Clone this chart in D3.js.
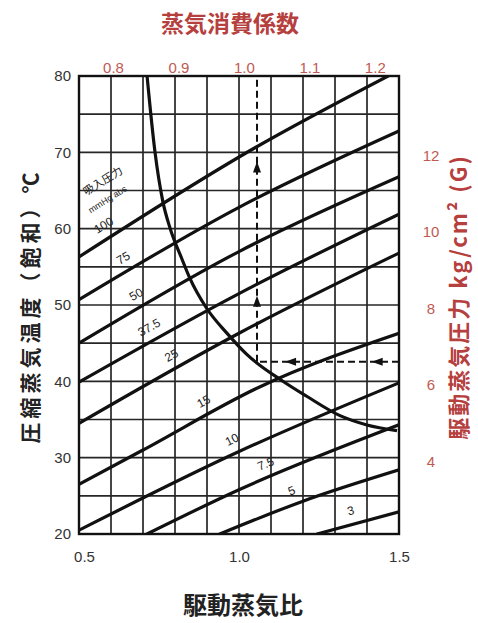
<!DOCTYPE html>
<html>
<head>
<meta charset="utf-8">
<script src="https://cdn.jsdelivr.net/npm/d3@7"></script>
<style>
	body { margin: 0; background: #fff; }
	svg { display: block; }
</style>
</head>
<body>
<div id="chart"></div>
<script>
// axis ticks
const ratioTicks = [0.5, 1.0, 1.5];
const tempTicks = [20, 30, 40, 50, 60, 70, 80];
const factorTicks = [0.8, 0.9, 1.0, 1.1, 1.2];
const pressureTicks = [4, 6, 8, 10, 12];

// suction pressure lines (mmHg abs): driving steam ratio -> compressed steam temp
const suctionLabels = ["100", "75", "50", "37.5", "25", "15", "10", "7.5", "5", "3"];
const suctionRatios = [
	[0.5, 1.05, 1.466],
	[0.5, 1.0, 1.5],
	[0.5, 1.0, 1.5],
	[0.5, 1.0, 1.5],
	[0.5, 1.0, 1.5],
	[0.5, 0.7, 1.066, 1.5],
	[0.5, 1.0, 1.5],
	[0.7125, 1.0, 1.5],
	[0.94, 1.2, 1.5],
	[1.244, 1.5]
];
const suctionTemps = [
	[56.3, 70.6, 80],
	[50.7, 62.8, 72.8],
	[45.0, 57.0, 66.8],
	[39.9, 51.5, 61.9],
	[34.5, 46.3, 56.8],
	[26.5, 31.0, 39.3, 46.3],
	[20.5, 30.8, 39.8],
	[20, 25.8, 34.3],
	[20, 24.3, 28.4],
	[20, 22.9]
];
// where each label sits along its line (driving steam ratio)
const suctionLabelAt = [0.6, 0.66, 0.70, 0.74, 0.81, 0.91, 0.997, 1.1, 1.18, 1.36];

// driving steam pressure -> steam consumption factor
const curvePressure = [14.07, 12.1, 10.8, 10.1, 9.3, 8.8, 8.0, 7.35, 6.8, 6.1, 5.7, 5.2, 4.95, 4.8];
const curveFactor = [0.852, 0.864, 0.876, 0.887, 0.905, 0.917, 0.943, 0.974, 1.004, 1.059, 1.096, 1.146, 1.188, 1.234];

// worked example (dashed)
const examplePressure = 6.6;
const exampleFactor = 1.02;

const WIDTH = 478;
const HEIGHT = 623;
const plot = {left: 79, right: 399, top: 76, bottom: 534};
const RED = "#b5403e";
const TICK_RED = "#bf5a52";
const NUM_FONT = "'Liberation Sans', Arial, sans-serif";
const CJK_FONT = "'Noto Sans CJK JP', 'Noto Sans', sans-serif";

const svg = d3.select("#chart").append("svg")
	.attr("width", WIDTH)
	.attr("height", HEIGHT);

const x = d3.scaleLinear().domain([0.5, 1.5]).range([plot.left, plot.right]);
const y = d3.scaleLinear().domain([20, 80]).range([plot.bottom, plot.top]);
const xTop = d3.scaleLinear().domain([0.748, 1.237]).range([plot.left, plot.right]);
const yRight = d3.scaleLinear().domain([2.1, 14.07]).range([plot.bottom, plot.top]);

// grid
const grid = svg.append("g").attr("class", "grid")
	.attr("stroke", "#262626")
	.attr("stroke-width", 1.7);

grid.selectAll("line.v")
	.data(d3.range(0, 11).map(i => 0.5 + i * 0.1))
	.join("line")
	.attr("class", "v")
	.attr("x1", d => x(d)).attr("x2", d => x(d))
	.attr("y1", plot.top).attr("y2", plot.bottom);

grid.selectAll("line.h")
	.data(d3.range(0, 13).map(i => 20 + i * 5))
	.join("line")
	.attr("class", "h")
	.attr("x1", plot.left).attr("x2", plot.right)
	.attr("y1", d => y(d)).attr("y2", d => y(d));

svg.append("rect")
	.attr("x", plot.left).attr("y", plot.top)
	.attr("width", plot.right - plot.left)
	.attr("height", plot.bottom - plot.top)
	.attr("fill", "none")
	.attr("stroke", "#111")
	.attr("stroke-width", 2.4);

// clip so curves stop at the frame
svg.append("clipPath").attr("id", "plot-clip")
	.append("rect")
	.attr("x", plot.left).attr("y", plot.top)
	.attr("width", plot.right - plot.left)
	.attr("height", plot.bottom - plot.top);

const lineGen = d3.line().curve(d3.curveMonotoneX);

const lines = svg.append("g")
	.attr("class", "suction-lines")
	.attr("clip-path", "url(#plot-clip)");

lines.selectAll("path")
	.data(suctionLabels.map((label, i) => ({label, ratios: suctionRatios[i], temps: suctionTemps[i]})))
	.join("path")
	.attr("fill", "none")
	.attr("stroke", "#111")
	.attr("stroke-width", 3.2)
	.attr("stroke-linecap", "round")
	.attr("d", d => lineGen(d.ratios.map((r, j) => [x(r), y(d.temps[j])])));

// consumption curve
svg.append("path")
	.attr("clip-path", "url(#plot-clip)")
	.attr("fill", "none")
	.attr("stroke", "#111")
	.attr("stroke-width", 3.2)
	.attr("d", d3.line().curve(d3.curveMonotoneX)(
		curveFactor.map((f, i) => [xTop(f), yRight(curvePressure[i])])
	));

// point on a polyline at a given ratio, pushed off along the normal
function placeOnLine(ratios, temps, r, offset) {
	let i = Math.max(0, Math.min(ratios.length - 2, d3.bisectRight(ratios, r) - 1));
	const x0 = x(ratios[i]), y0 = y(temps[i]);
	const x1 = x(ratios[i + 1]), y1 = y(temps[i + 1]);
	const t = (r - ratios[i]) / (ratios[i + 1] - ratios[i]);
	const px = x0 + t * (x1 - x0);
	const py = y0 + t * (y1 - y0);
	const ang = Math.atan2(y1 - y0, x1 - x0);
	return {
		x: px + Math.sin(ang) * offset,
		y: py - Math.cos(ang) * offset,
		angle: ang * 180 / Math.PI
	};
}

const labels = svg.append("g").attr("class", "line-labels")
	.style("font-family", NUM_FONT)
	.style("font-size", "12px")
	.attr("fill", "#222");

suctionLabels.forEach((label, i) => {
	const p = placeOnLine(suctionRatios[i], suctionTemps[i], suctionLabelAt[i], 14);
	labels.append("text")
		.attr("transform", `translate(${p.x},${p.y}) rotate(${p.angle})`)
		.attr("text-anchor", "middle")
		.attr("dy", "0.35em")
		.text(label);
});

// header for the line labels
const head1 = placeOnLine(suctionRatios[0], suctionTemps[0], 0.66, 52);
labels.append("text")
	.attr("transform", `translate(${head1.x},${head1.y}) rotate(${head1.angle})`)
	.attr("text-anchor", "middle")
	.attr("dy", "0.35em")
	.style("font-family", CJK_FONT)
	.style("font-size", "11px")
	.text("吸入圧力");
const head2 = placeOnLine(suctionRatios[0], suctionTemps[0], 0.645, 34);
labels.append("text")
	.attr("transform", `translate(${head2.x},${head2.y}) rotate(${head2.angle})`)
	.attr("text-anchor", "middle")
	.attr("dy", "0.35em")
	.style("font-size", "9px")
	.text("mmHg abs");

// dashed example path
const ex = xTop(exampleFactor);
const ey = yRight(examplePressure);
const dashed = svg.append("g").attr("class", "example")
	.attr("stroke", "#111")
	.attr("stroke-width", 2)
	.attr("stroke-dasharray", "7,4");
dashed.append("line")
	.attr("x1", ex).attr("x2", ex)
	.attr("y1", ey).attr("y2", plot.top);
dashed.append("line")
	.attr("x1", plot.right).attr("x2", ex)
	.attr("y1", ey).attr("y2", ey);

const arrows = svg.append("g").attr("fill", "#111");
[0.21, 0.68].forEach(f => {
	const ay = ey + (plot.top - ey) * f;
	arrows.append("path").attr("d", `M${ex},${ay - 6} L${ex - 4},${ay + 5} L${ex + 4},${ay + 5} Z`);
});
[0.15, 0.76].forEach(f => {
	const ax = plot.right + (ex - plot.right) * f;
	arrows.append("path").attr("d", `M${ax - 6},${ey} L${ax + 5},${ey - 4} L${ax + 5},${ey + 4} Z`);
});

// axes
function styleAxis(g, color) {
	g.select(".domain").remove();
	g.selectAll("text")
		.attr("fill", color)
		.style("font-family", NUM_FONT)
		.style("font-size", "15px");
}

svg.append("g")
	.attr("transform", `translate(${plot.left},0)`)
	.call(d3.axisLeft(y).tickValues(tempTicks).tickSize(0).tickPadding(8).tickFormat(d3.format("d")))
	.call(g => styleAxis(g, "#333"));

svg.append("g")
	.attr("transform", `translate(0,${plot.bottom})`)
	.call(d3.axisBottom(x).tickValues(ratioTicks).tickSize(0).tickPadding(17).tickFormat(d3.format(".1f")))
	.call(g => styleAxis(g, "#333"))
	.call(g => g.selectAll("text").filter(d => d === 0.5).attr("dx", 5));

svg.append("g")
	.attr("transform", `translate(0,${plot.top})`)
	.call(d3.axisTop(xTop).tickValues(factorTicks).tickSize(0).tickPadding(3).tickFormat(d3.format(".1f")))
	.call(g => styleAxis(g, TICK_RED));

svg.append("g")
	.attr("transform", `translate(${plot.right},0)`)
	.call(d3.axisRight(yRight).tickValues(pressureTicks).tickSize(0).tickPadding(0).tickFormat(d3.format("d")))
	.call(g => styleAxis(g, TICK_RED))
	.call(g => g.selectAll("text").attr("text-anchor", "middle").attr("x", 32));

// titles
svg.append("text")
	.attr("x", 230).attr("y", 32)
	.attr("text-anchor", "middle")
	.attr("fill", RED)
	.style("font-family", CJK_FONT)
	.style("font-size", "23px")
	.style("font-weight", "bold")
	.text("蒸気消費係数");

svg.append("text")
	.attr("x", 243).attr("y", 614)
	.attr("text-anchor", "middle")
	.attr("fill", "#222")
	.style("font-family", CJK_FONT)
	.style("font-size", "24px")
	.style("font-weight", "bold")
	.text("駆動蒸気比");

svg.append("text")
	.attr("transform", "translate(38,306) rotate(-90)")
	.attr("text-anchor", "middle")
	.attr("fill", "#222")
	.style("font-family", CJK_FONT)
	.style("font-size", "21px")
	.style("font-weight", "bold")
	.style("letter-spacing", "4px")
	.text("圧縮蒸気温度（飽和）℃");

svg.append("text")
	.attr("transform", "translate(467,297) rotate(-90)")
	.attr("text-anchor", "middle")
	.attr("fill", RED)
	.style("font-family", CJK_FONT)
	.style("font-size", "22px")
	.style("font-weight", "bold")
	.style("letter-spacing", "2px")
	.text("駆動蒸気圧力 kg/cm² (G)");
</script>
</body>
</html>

_ _ _

Find all lines holding the string "chart" and copy them.

Clone this chart in D3.js.
<div id="chart"></div>
const svg = d3.select("#chart").append("svg")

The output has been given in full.